[START Data supplied]
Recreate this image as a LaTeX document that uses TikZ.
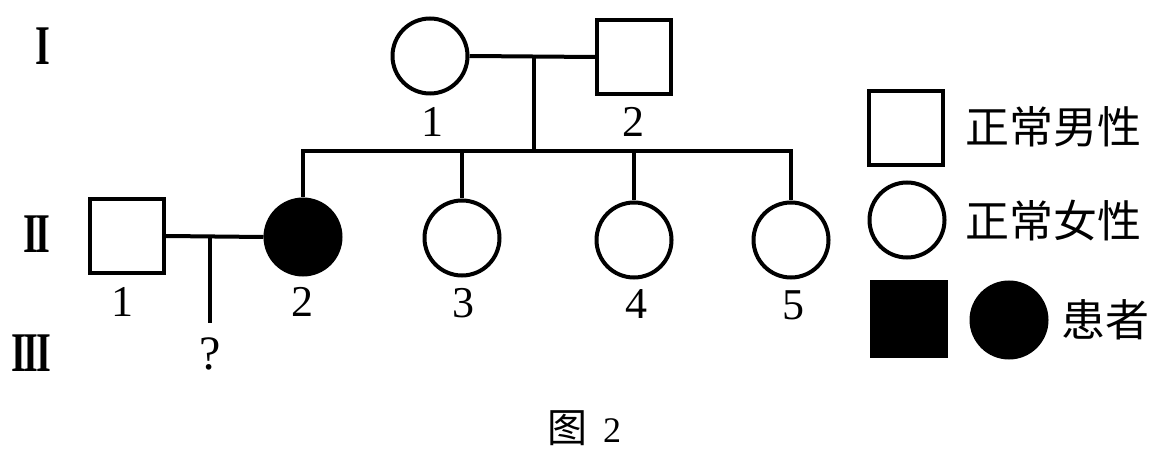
\documentclass[tikz,border=0pt]{standalone}
\usepackage{fontspec}
\setmainfont{Liberation Serif}
\newfontfamily\cjk{Noto Sans CJK SC}
\usetikzlibrary{positioning}

\tikzset{
  male/.style={draw, rectangle, line width=2pt, minimum width=37pt, minimum height=37pt, inner sep=0pt},
  female/.style={draw, circle, line width=2pt, minimum size=37.5pt, inner sep=0pt},
  ill/.style={fill=black},
  num/.style={font=\fontsize{22}{22}\selectfont, inner sep=0pt},
  gen/.style={font=\bfseries\fontsize{28}{28}\selectfont, inner sep=0pt},
  legtext/.style={font=\cjk\fontsize{22}{22}\selectfont, anchor=west, inner sep=0pt},
  link/.style={line width=2pt},
}
\newcommand{\gennum}[1]{\scalebox{0.68}[1]{#1}}

\begin{document}
\begin{tikzpicture}[x=0.5pt,y=-0.5pt]
  \useasboundingbox (0,0) rectangle (1155,454);
  % Generations
  \node[gen] (g1) at (43,46) {\gennum{I}};
  \node[gen] (g2) at (37,234) {\gennum{I\kern-.06em I}};
  \node[gen] (g3) at (31,353) {\gennum{I\kern-.06em I\kern-.06em I}};
  % Generation I
  \node[female] (i1) at (430,56) {};
  \node[male] (i2) at (634,57) {};
  \node[num] (l-i1) at (432,122) {1};
  \node[num] (l-i2) at (633,122) {2};
  \coordinate (m1) at (534,56);
  \coordinate (s1) at (534,151);
  \draw[link] (i1.east) -- (i2.west);
  \draw[link] (m1) -- (s1);
  % Generation II
  \node[male] (ii1) at (127,236) {};
  \node[female, ill] (ii2) at (303,237) {};
  \node[female] (ii3) at (462,238) {};
  \node[female] (ii4) at (634,240) {};
  \node[female] (ii5) at (791,240) {};
  \node[num] (l-ii1) at (122,302) {1};
  \node[num] (l-ii2) at (302,302) {2};
  \node[num] (l-ii3) at (463,303) {3};
  \node[num] (l-ii4) at (636,304) {4};
  \node[num] (l-ii5) at (793,305) {5};
  % Sibship line
  \draw[link] (ii2.north) |- (s1) -| (ii5.north);
  \draw[link] (ii3.north) -- (ii3.north |- s1);
  \draw[link] (ii4.north) -- (ii4.north |- s1);
  % Marriage II
  \coordinate (m2) at (210,236);
  \coordinate (c3) at (210,323);
  \draw[link] (ii1.east) -- (ii2.west);
  \draw[link] (m2) -- (c3);
  \node[num, font=\fontsize{24}{24}\selectfont] (q) at (210,354) {?};
  % Legend
  \node[male] (lm) at (906,128) {};
  \node[legtext] (tm) at (965,127) {正常男性};
  \node[female] (lf) at (907,220) {};
  \node[legtext] (tf) at (965,221) {正常女性};
  \node[male, ill] (lpm) at (909,319) {};
  \node[female, ill] (lpf) at (1009,320) {};
  \node[legtext] (tp) at (1061,320) {患者};
  % Caption
  \node (cap) at (584,428) {{\cjk\fontsize{20}{20}\selectfont 图}\hspace{8pt}{\fontsize{18}{18}\selectfont 2}};
\end{tikzpicture}
\end{document}
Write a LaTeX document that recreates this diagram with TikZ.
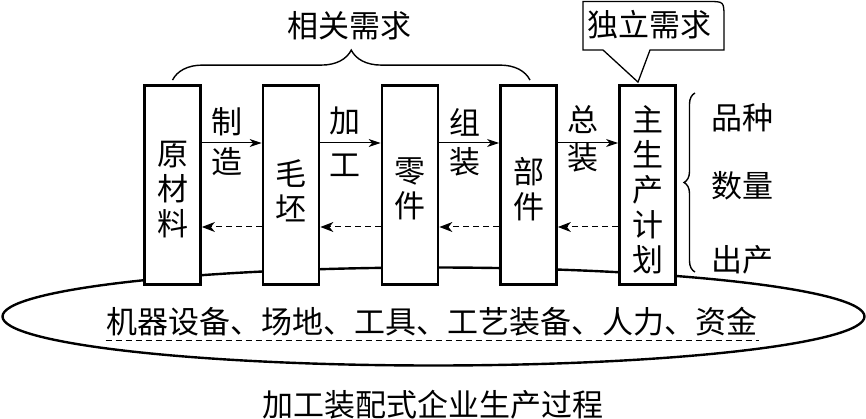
\documentclass[tikz,border=0pt]{standalone}
\usepackage{fontspec}
\newfontfamily\cjk{Noto Sans CJK SC}
\usetikzlibrary{arrows.meta,decorations.pathreplacing,calc}
\begin{document}
\begin{tikzpicture}[x=1pt,y=-1pt,
  every node/.style={font=\cjk\fontsize{31}{35}\selectfont, inner sep=0pt, outer sep=0pt},
  box/.style={draw, line width=2.8pt, fill=white, minimum width=56pt, minimum height=199pt, outer sep=1.4pt},
  vtext/.style={align=center},
  fwd/.style={line width=1pt, -{Stealth[length=12pt,width=8pt,inset=3.5pt]}},
  bwd/.style={line width=1pt, dash pattern=on 6pt off 4pt, -{Stealth[length=13pt,width=10pt,inset=4pt]}},
  bracestyle/.style={line width=1.4pt, decorate, decoration={brace, amplitude=#1}},
  callout/.style={line width=1.3pt, line join=miter},
  ell/.style={line width=2.4pt},
  dline/.style={line width=0.9pt, dash pattern=on 6pt off 4pt}
  ]
\useasboundingbox (0,0) rectangle (866,419);

% ellipse (resources)
\draw[ell] (433.5,316.5) ellipse [x radius=431, y radius=49];
\node (res) at (432,322) {机器设备、场地、工具、工艺装备、人力、资金};
\coordinate (dl) at (0,340);
\draw[dline] ([xshift=-1pt]res.west |- dl) -- ([xshift=1pt]res.east |- dl);

% boxes
\node[box] (b1) at (172.5,185) {};
\node[box] (b2) at (291,185) {};
\node[box] (b3) at (410,185) {};
\node[box] (b4) at (528.5,185) {};
\node[box] (b5) at (647.5,185) {};

\node[vtext] (t1) at (172.5,190) {原\\材\\料};
\node[vtext] (t2) at (291,191) {毛\\坯};
\node[vtext] (t3) at (410,189) {零\\件};
\node[vtext] (t4) at (528.5,189) {部\\件};
\node[vtext] (t5) at (647.5,190) {主\\生\\产\\计\\划};

% forward arrows
\draw[fwd] ([yshift=42pt]b1.east) -- ([yshift=42pt]b2.west);
\draw[fwd] ([yshift=42pt]b2.east) -- ([yshift=42pt]b3.west);
\draw[fwd] ([yshift=42pt]b3.east) -- ([yshift=42pt]b4.west);
\draw[fwd] ([yshift=42pt]b4.east) -- ([yshift=42pt]b5.west);

% backward dashed arrows
\draw[bwd] ([yshift=-42pt]b2.west) -- ([yshift=-42pt]b1.east);
\draw[bwd] ([yshift=-42pt]b3.west) -- ([yshift=-42pt]b2.east);
\draw[bwd] ([yshift=-42pt]b4.west) -- ([yshift=-42pt]b3.east);
\draw[bwd] ([yshift=-42pt]b5.west) -- ([yshift=-42pt]b4.east);

% arrow labels
\node (l1a) at (227,122) {制};
\node (l1b) at (227,162) {造};
\node (l2a) at (345,121) {加};
\node (l2b) at (345,165) {工};
\node (l3a) at (465,122) {组};
\node (l3b) at (465,162) {装};
\node (l4a) at (583,120) {总};
\node (l4b) at (583,158) {装};

% top brace
\draw[bracestyle=30pt] ([yshift=4pt]b1.north) -- ([xshift=1.5pt,yshift=4pt]b4.north);
\node (rel) at (349.5,26) {相关需求};

% callout
\node (indep) at (649,25) {独立需求};
\coordinate (ptip) at ([xshift=-9.5pt,yshift=2pt]b5.north);
\draw[callout] (603,50) -- (583,50) -- (583,1.5) -- (708,1.5)
  .. controls (724,1.5) .. (724,17.5) -- (724,50) -- (650,50) -- (ptip) -- cycle;

% right brace and labels
\draw[bracestyle=11pt] (695,272) -- (695,93);
\node (r1) at (742,118) {品种};
\node (r2) at (742,186) {数量};
\node (r3) at (742,260) {出产};

% caption
\node (cap) at (433,405) {加工装配式企业生产过程};
\end{tikzpicture}
\end{document}
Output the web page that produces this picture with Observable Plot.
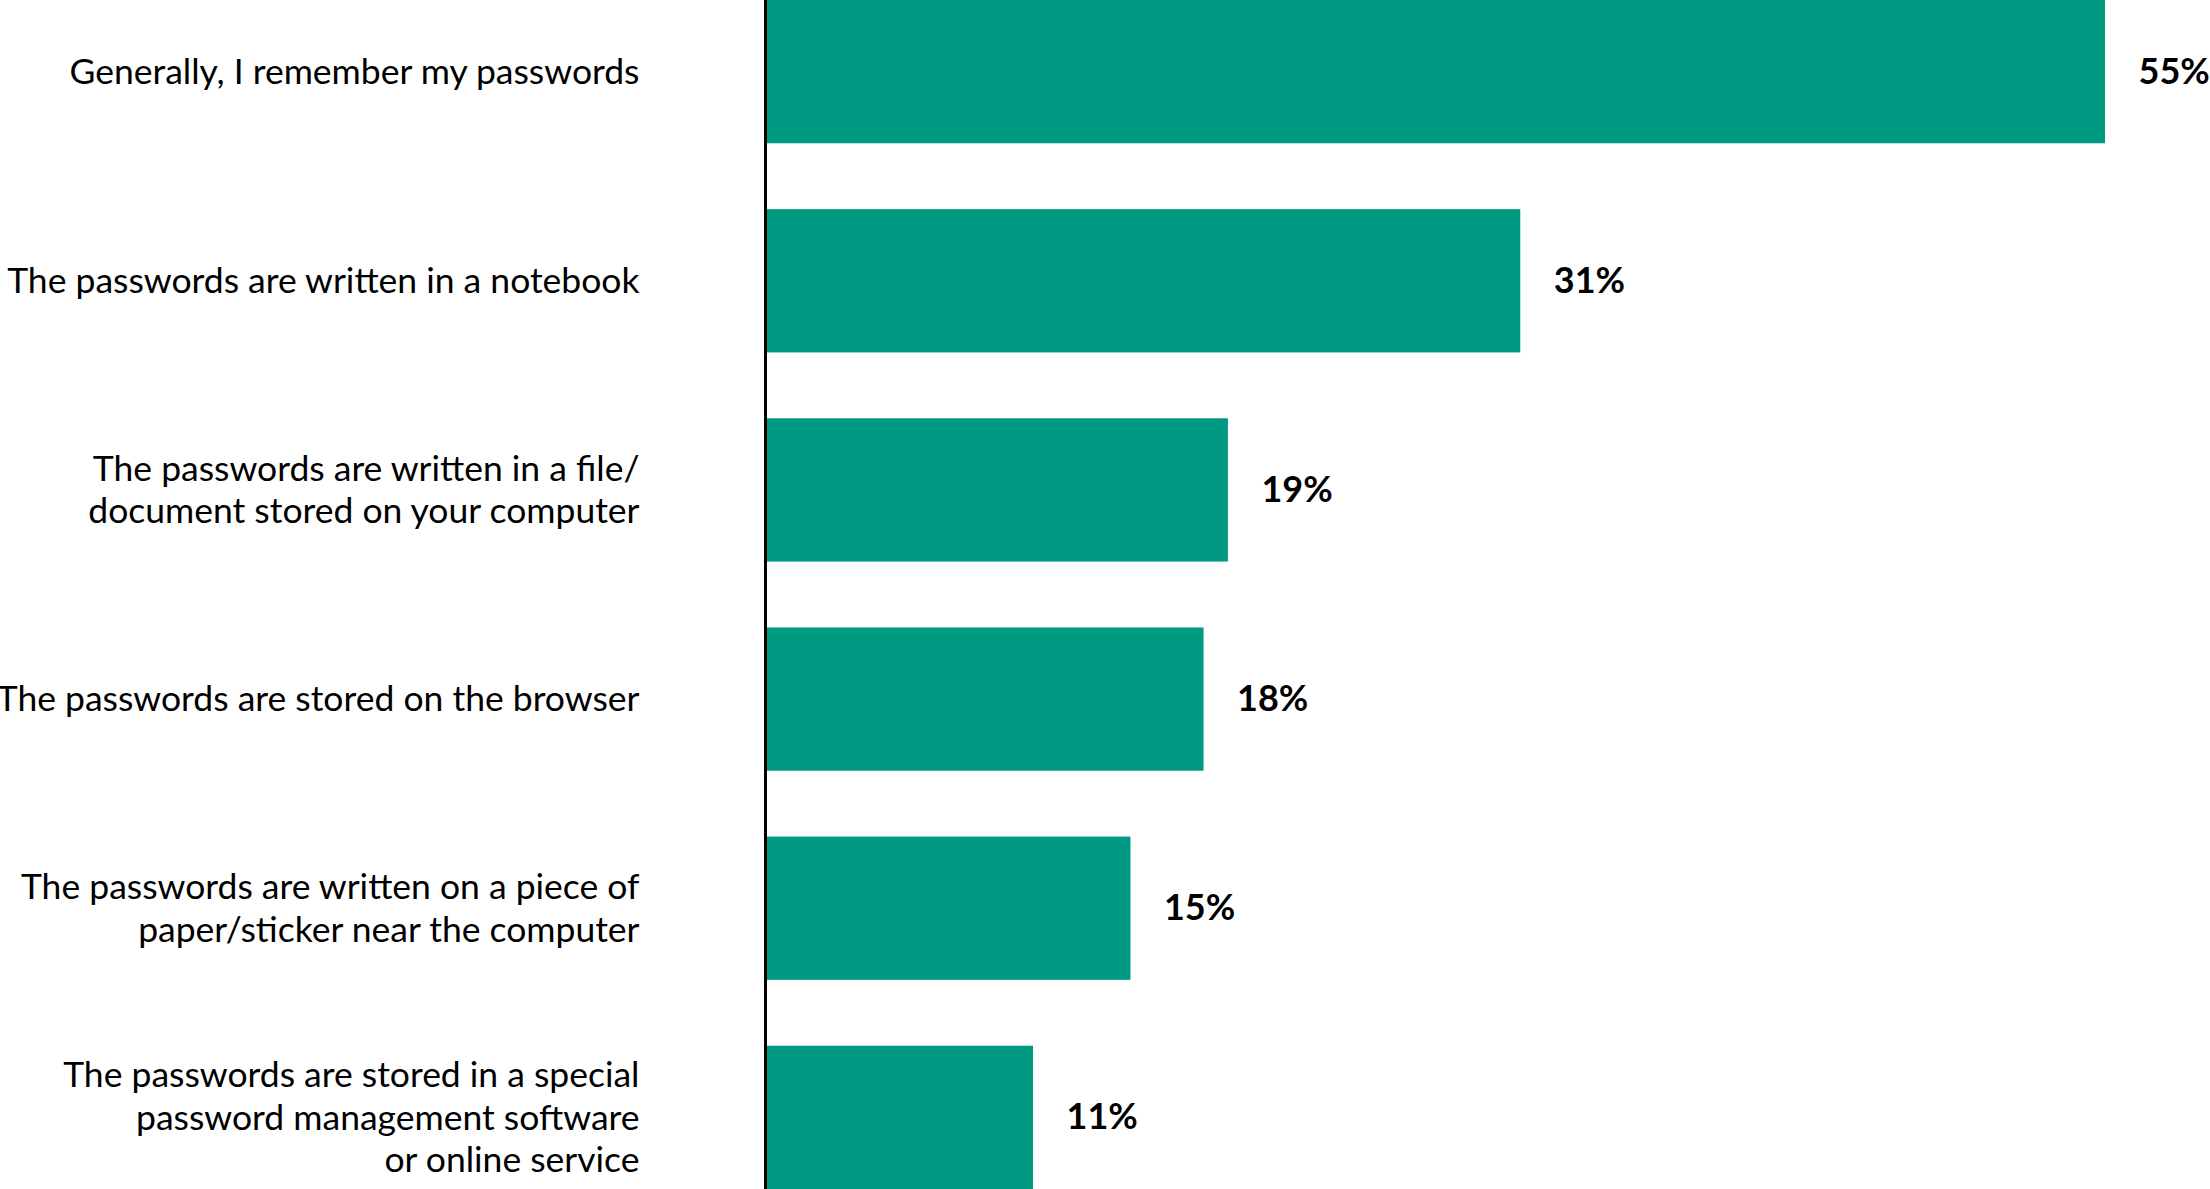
<!DOCTYPE html>
<html>
<head>
<meta charset="utf-8">
<script src="https://cdn.jsdelivr.net/npm/d3@7"></script>
<script src="https://cdn.jsdelivr.net/npm/@observablehq/plot@0.6"></script>
<style>
  html, body { margin: 0; padding: 0; background: #fff; }
  #chart svg { display: block; overflow: visible; }
</style>
</head>
<body>
<div id="chart"></div>
<script>
const categories = [
  "Generally, I remember my passwords",
  "The passwords are written in a notebook",
  "The passwords are written in a file/\ndocument stored on your computer",
  "The passwords are stored on the browser",
  "The passwords are written on a piece of\npaper/sticker near the computer",
  "The passwords are stored in a special\npassword management software\nor online service"
];
const values = [55, 31, 19, 18, 15, 11];

const data = categories.map((c, i) => ({cat: c, value: values[i]}));

const chart = Plot.plot({
  width: 2210,
  height: 1189,
  marginLeft: 765,
  marginRight: 105,
  marginTop: 0,
  marginBottom: 0,
  style: {background: "#fff", overflow: "visible"},
  x: {domain: [0, 55], axis: null},
  y: {domain: categories, paddingInner: 0.315, paddingOuter: 0, round: false, axis: null},
  marks: [
    Plot.barX(data, {x: "value", y: "cat", fill: "#009a82"}),
    Plot.ruleX([0], {stroke: "#000", strokeWidth: 3}),
    Plot.text(data, {
      x: 0, y: "cat", text: "cat", dx: -126, dy: -2, textAnchor: "end",
      lineAnchor: "middle", lineHeight: 1.2,
      fontSize: 35.5, fontFamily: "Lato, 'Liberation Sans', sans-serif", fill: "#000"
    }),
    Plot.text(data, {
      x: "value", y: "cat", text: d => d.value + "%", dx: 33, textAnchor: "start",
      fontSize: 36, fontWeight: "bold", fontFamily: "Lato, 'Liberation Sans', sans-serif", fill: "#000"
    })
  ]
});
document.getElementById("chart").appendChild(chart);
</script>
</body>
</html>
[END Data supplied]
* What you have to do: Output precisely the lines in the material above from the line containing "Output the web" through its last line, and omit pictures.

* Result for this exercise:
Output the web page that produces this picture with Observable Plot.
<!DOCTYPE html>
<html>
<head>
<meta charset="utf-8">
<script src="https://cdn.jsdelivr.net/npm/d3@7"></script>
<script src="https://cdn.jsdelivr.net/npm/@observablehq/plot@0.6"></script>
<style>
  html, body { margin: 0; padding: 0; background: #fff; }
  #chart svg { display: block; overflow: visible; }
</style>
</head>
<body>
<div id="chart"></div>
<script>
const categories = [
  "Generally, I remember my passwords",
  "The passwords are written in a notebook",
  "The passwords are written in a file/\ndocument stored on your computer",
  "The passwords are stored on the browser",
  "The passwords are written on a piece of\npaper/sticker near the computer",
  "The passwords are stored in a special\npassword management software\nor online service"
];
const values = [55, 31, 19, 18, 15, 11];

const data = categories.map((c, i) => ({cat: c, value: values[i]}));

const chart = Plot.plot({
  width: 2210,
  height: 1189,
  marginLeft: 765,
  marginRight: 105,
  marginTop: 0,
  marginBottom: 0,
  style: {background: "#fff", overflow: "visible"},
  x: {domain: [0, 55], axis: null},
  y: {domain: categories, paddingInner: 0.315, paddingOuter: 0, round: false, axis: null},
  marks: [
    Plot.barX(data, {x: "value", y: "cat", fill: "#009a82"}),
    Plot.ruleX([0], {stroke: "#000", strokeWidth: 3}),
    Plot.text(data, {
      x: 0, y: "cat", text: "cat", dx: -126, dy: -2, textAnchor: "end",
      lineAnchor: "middle", lineHeight: 1.2,
      fontSize: 35.5, fontFamily: "Lato, 'Liberation Sans', sans-serif", fill: "#000"
    }),
    Plot.text(data, {
      x: "value", y: "cat", text: d => d.value + "%", dx: 33, textAnchor: "start",
      fontSize: 36, fontWeight: "bold", fontFamily: "Lato, 'Liberation Sans', sans-serif", fill: "#000"
    })
  ]
});
document.getElementById("chart").appendChild(chart);
</script>
</body>
</html>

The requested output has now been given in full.